On Wednesday, 12 US senators urged that Zhongwang International Holdings Ltd’s US$2.3 billion purchase of Cleveland, Ohio-based Aleris Corp be rejected by a national security review panel.
Zhongwang, China’s largest aluminum processor, announced the deal to buy Aleris in August.
Aleris processes aluminum for numerous industries, particularly the auto and aerospace sectors.
It has an auto industry plant in Duffel, Belgium, and is building a new one in the southern US state of Kentucky. Aleris also makes aluminum parts for aircraft bodies and wings in plants in Koblenz, Germany and Zhenjiang, China.
The company also makes aluminum protective plating for military vehicles in Germany, a point on which the senators focused in their letter to US Secretary of the Treasury Jacob Lew.

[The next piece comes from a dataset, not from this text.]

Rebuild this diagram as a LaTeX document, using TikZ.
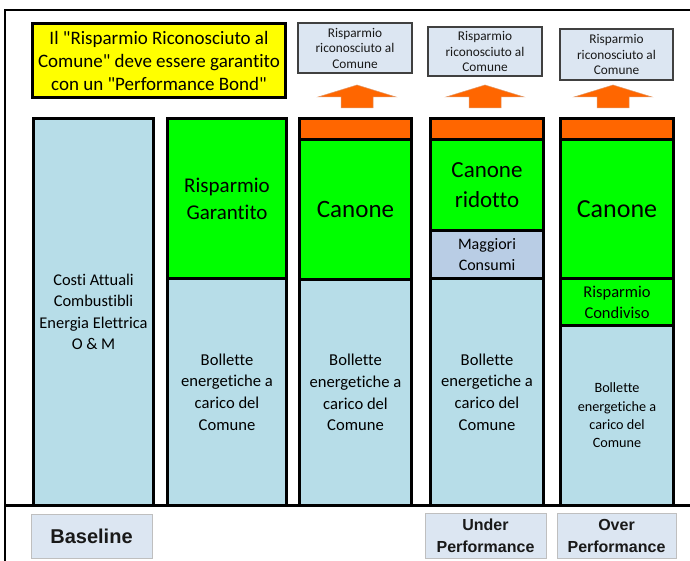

“In addition, we are seeing new attempts by China to acquire companies and technology based on their government’s interests — not commercial objectives. And we have witnessed attempts to restrict access to China’s domestic market,” Pritzker said.
The technology industry depends on a global supply chain, open and fair trade, and innovation, she said.
“China’s effort to move up the value chain should be the result of healthy competition and free and fair trade, not state-directed investments aimed at distorting global markets,” Pritzker said.
“In addition, no government should require technology transfer, joint venture, or localization as a quid pro quo for market access,” she said.